Key Decisions for Investors

  • Establish a 2–3% long position in Lockheed Martin (LMT) and a 1.5–2% long in Raytheon Technologies (RTX) combined (total 3.5–5%) with a 12–18 month horizon; consider buying 12-month LMT 5% OTM call spreads to cap cost, target +15–25% upside, stop-loss at -12%.
  • Initiate a 2% short position in the U.S. airlines ETF (JETS) or short DAL (Delta) for 3–6 months, sizing to risk; cover if Brent crude falls >15% from current levels or if airline seat-capacity guidance improves materially.
  • Buy a 1% position in Palo Alto Networks (PANW) or Fortinet (FTNT) for 6–12 months as a cyber-insurance thematic; use 6–9 month calls (ATM) if realized vol spikes >30% to amplify returns.

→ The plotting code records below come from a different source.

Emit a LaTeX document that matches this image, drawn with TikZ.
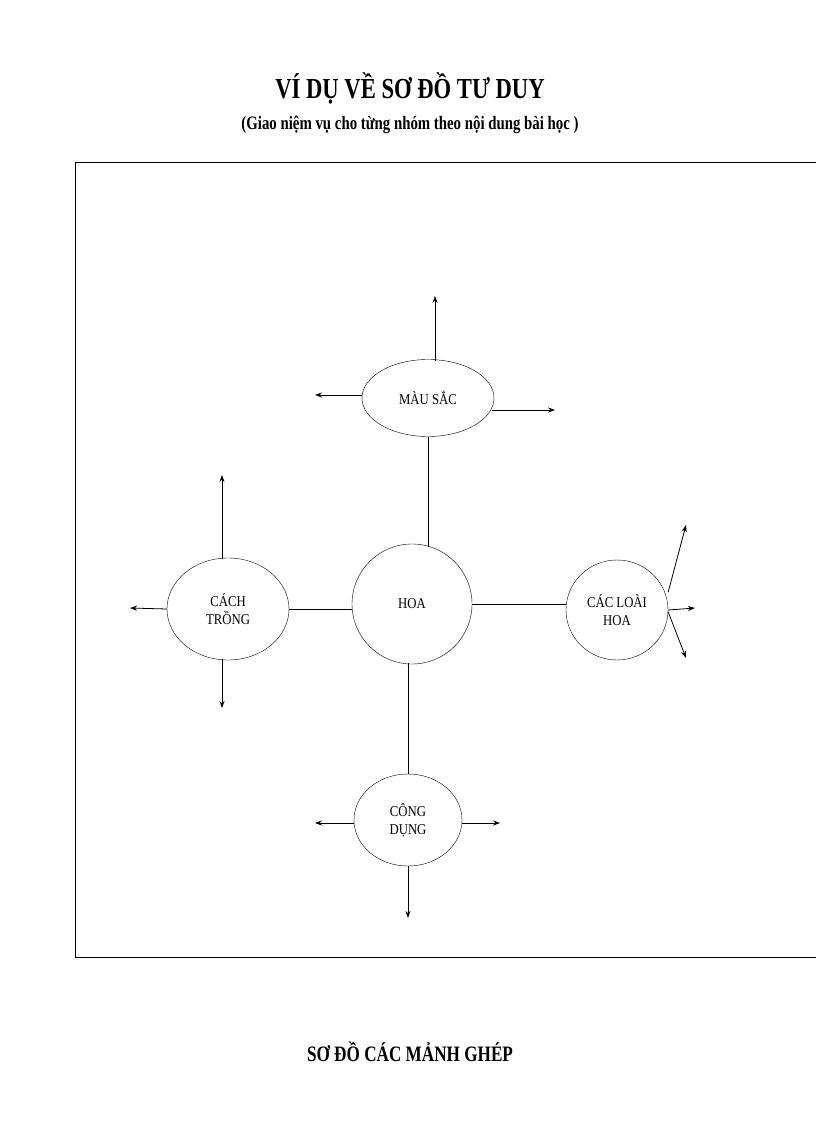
\documentclass[tikz,border=0pt]{standalone}
\usepackage{fontspec}
\setmainfont{Liberation Serif}
\usetikzlibrary{shapes.geometric,arrows.meta}
\begin{document}
\begin{tikzpicture}[x=1pt,y=-1pt,
 bub/.style={draw,ellipse,inner sep=0pt,align=center,font=\fontsize{15}{18}\selectfont},
 arr/.style={-{Stealth[length=7pt,width=5pt]},line width=0.8pt},
 lnk/.style={line width=0.6pt}]
\useasboundingbox (0,0) rectangle (816,1123);
\draw[line width=0.8pt] (816,162) -- (75,162) -- (75,957) -- (816,957);
\node[font=\bfseries\fontsize{29}{32}\selectfont] (t1) at (410,88) {\scalebox{0.78}[1]{VÍ DỤ VỀ SƠ ĐỒ TƯ DUY}};
\node[font=\bfseries\fontsize{19}{22}\selectfont] (t2) at (410,125) {\scalebox{0.78}[1]{(Giao niệm vụ cho từng nhóm theo nội dung bài học )}};
\node[font=\bfseries\fontsize{22}{26}\selectfont] (t3) at (410,1052) {\scalebox{0.78}[1]{SƠ ĐỒ CÁC MẢNH GHÉP}};
\node[bub,minimum width=132,minimum height=77] (ms) at (428,398) {\scalebox{0.85}[1]{MÀU SẮC}};
\node[bub,minimum width=120,minimum height=120] (hoa) at (412,604) {\scalebox{0.85}[1]{HOA}};
\node[bub,minimum width=122,minimum height=102] (ct) at (228,609) {\scalebox{0.85}[1]{CÁCH}\\\scalebox{0.85}[1]{TRỒNG}};
\node[bub,minimum width=102,minimum height=100] (cl) at (617,610) {\scalebox{0.85}[1]{CÁC LOÀI}\\\scalebox{0.85}[1]{HOA}};
\node[bub,minimum width=108,minimum height=92] (cd) at (408,820) {\scalebox{0.85}[1]{CÔNG}\\\scalebox{0.85}[1]{DỤNG}};
\coordinate (h1) at (428,547);
\coordinate (h2) at (408,663);
\draw[lnk] (ms.south) -- (h1);
\draw[lnk] (ct.east) -- (ct.east -| hoa.west);
\draw[lnk] (hoa.east) -- (hoa.east -| cl.west);
\draw[lnk] (h2) -- (cd.north);
\coordinate (a1) at (435,296); \coordinate (a2) at (315,395); \coordinate (a3) at (555,410);
\draw[arr] (ms.north -| a1) ++(0,2) -- (a1);
\draw[arr] (ms.west |- a2) -- (a2);
\draw[arr] (492,410) -- (a3);
\coordinate (b1) at (222,475); \coordinate (b2) at (222,708); \coordinate (b3) at (130,608);
\draw[arr] (222,559) -- (b1);
\draw[arr] (222,659) -- (b2);
\draw[arr] (ct.west) -- (b3);
\coordinate (c1) at (695,608); \coordinate (c2) at (686,525); \coordinate (c3) at (686,658);
\draw[arr] (cl.east) -- (c1);
\draw[arr] (cl.east) ++(0,-18) -- (c2);
\draw[arr] (cl.east) ++(0,2) -- (c3);
\coordinate (d1) at (315,823); \coordinate (d2) at (500,823); \coordinate (d3) at (408,918);
\draw[arr] (354,823) -- (d1);
\draw[arr] (462,823) -- (d2);
\draw[arr] (cd.south) -- (d3);
\end{tikzpicture}
\end{document}
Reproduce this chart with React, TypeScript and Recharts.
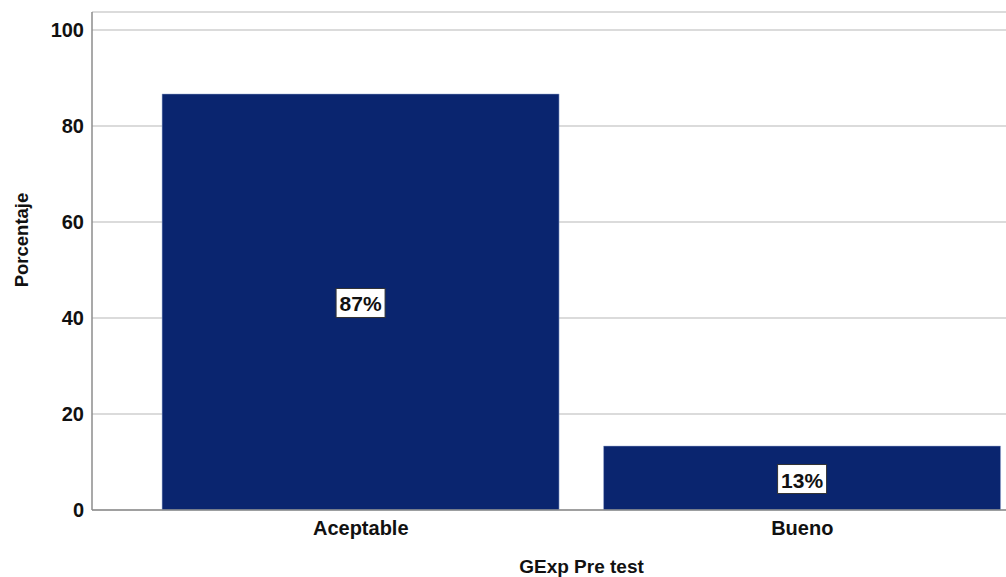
import React from "react";
import { BarChart, Bar, XAxis, YAxis, CartesianGrid, LabelList, Label } from "recharts";

const categories = ["Aceptable", "Bueno"];
const percentages = [86.67, 13.33];
const barLabels = ["87%", "13%"];
const yTicks = [0, 20, 40, 60, 80, 100];

const data = categories.map((c, i) => ({ name: c, value: percentages[i], label: barLabels[i] }));

const FONT = "'Liberation Sans', Arial, sans-serif";
const BAR_COLOR = "#0a256f";

const BoxLabel = (props: any) => {
  const { x, y, width, height, value } = props;
  const cx = x + width / 2;
  const cy = y + height / 2 + 1;
  const w = 49;
  const h = 29;
  return (
    <g>
      <rect x={cx - w / 2} y={cy - h / 2} width={w} height={h} fill="#ffffff" stroke="#333" strokeWidth={1} />
      <text x={cx} y={cy + 1} textAnchor="middle" dominantBaseline="central" fontFamily={FONT} fontSize={21} fontWeight="bold" fill="#111">
        {value}
      </text>
    </g>
  );
};

const XTitle = (props: any) => {
  const vb = props.viewBox;
  return (
    <text x={vb.x + vb.width / 2} y={vb.y + 56} textAnchor="middle" dominantBaseline="central" fontFamily={FONT} fontSize={19} fontWeight="bold" fill="#111">
      GExp Pre test
    </text>
  );
};

const YTitle = (props: any) => {
  const vb = props.viewBox;
  const x = 21;
  const y = vb.y + vb.height / 2 - 21;
  return (
    <text x={x} y={y} transform={`rotate(-90, ${x}, ${y})`} textAnchor="middle" dominantBaseline="central" fontFamily={FONT} fontSize={18.5} fontWeight="bold" fill="#111">
      Porcentaje
    </text>
  );
};

export default function App() {
  return (
    <div style={{ position: "absolute", left: 0, top: 0, width: 1006, height: 577, overflow: "hidden", background: "#fff" }}>
      <BarChart width={1071} height={577} data={data} margin={{ top: 12, right: 0, left: 0, bottom: 0 }} barCategoryGap="5%">
        <CartesianGrid vertical={false} stroke="#cfcfcf" strokeWidth={1.5} />
        <XAxis
          dataKey="name"
          height={67}
          padding={{ left: 48, right: 48 }}
          tickLine={false}
          tickMargin={5}
          axisLine={{ stroke: "#8c8c8c", strokeWidth: 1.5 }}
          tick={{ fontFamily: FONT, fontSize: 20, fontWeight: "bold", fill: "#111" }}
        >
          <Label content={<XTitle />} />
        </XAxis>
        <YAxis
          width={92}
          domain={[0, 103.75]}
          ticks={yTicks}
          tickLine={false}
          axisLine={{ stroke: "#8c8c8c", strokeWidth: 1.5 }}
          tick={{ fontFamily: FONT, fontSize: 20, fontWeight: "bold", fill: "#111" }}
        >
          <Label content={<YTitle />} />
        </YAxis>
        <Bar dataKey="value" fill={BAR_COLOR} stroke="#9fb0d6" strokeWidth={0.5} isAnimationActive={false}>
          <LabelList dataKey="label" content={<BoxLabel />} />
        </Bar>
      </BarChart>
    </div>
  );
}
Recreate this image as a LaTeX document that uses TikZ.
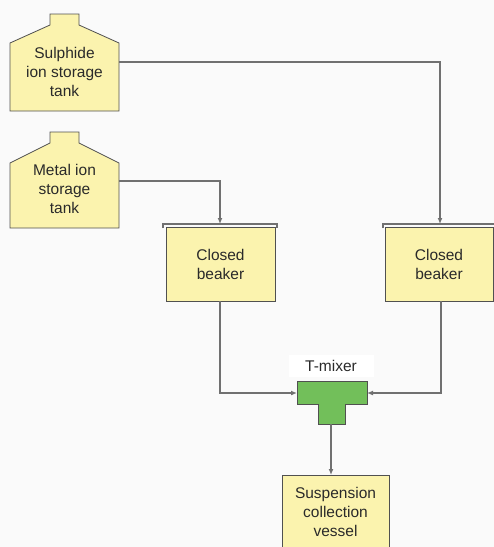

  • Rotate 3–5% of fixed-income allocation into 7–10yr U.S. Treasuries if the 10yr yield drops >20bp from present levels (duration capture), and reallocate proceeds into defense equities on any >10% pullback in LMT/RTX within 3 months.
  • Monitor NATO-related budget announcements and EUR/USD: if EUR/USD breaks below 1.03 on a sustained 5-day close, increase USD cash/liquid defensive exposure by another 1–2% and add protective VIX call exposure (3–6 month expiries) sized to 0.5–1% of portfolio.